Even Walker’s controversial proposed mission had contained sundry things that would almost necessarily include the search for truth and might inevitably improve the human condition. The university system, for instance, will still need to “discover and disseminate knowledge and develop in students heightened intellectual, cultural and humane sensitivities, scientific, professional and technological expertise, and a sense of purpose.”

Walker proposed other changes that seemed at odds with some of his own agenda.
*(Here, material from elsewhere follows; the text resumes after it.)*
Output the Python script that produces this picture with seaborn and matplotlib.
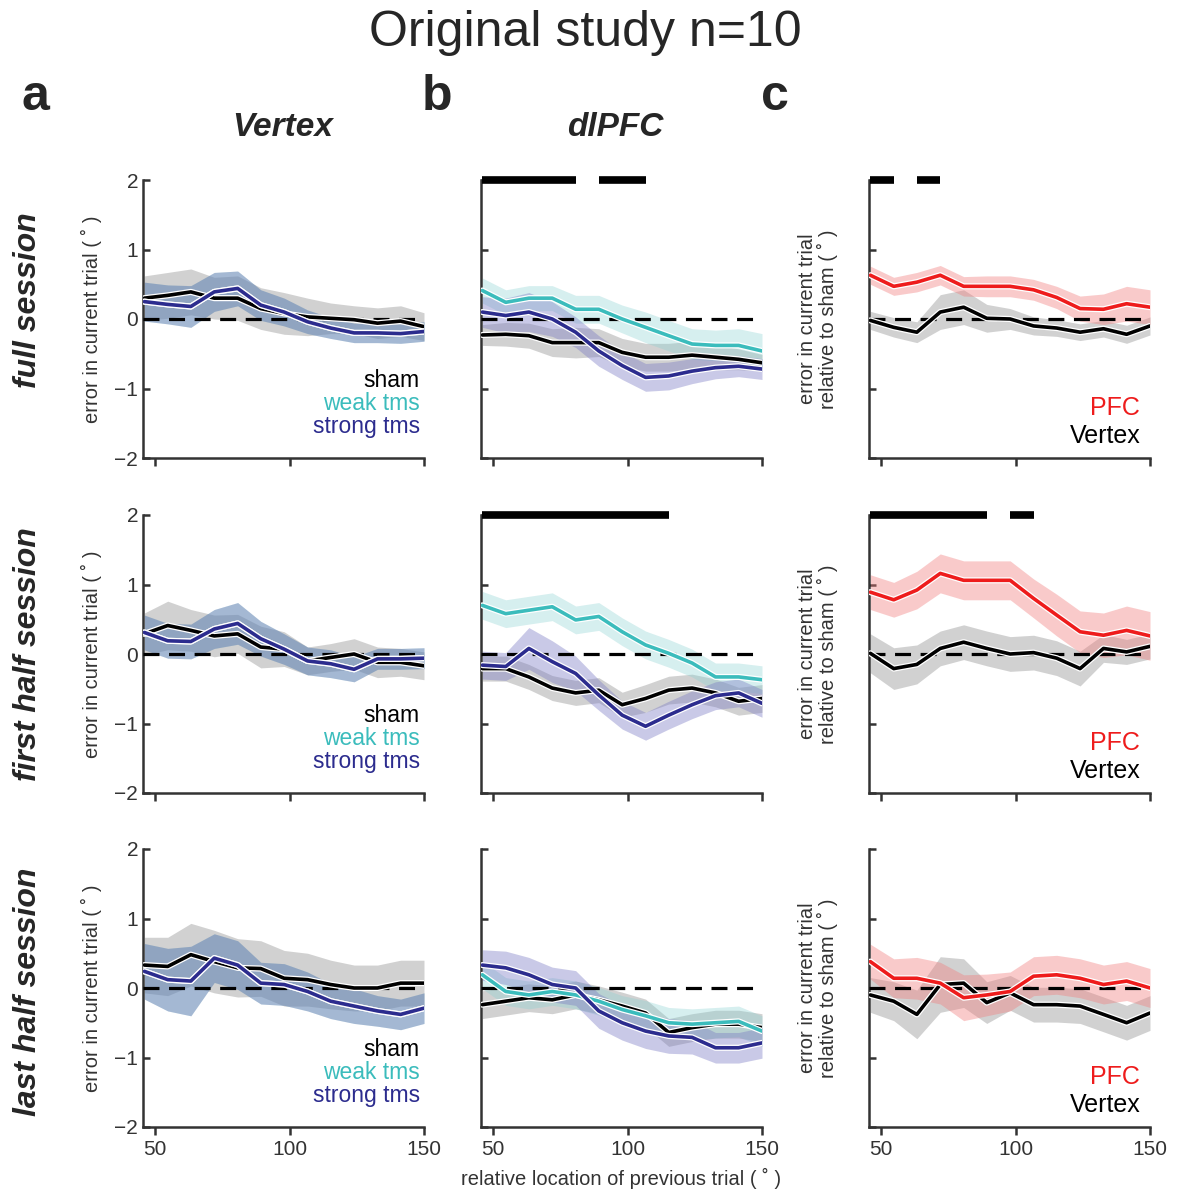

He has called for faculty members to teach more, but he proposed deleting language in the law that says the university must make “undergraduate teaching its main priority.” He cut the command that the system make “effective and efficient use of human and physical resources.” He discarded the idea that the system should work “cooperatively with other education institutions and systems.” It is unclear if all of these changes are part of the "drafting error."

The Mission of Mission Statements

Mission statements, charters and mottoes are of varying worth.

John Thelin, a professor of higher education history at the University of Kentucky, said charters are the most important of the three because they are legal documents and serious business, very hard to alter and hard for state governments to dismiss or remove.

He said the oldestmeaning the oldest? -sj Yes - oldest - Ry colleges and their founders were often merchants who were concerned that their community fulfill its obligation to educate generations of leaders who were literate, principled and concerned about their communities.

Some of these documents -- the charter for the College of Rhode Island, now Brown University, or the one for the University of Georgia, for instance -- were “enduring and impressive.”

Of late, though, that is changing.

“In recent years university mission statements tend to be revised so that they lean dangerously to the omnibus fallacy -- trying to be so encompassing that they become generic and saccharine in tone and content,” Thelin said in an email. “I think that is a function of two things: probably reliance on external public relations firms and marketing consultants, and, second, a reflection of the growth, diversity and complexity within an institution -- especially a large state university and its system.”

The Wisconsin Idea has been threatened in the past.

Exactly a century ago, in 1915, a stalwart faction of the Republican Party came to power and tried to pass “anti-university” laws, according to a legislative history by Jack Stark of the state’s Legislative Reference Bureau.

Those stalwarts’ proposals would have abolished the Board of Regents, ended a property tax that funded the university and lowered admission standards for the law and medical schools.

“None of the bills was enacted; in fact, they may have been introduced merely to send a message or to appeal to constituents,” Stark wrote.

Walker faces the same criticism this century: his whole budget has been called a presidential campaign message for Republican donors and primary voters.

"It sounds more like a slogan for the Tea Party and presidential aspirations than a serious effort to look at what would improve the state or the University of Wisconsin system," Knox said.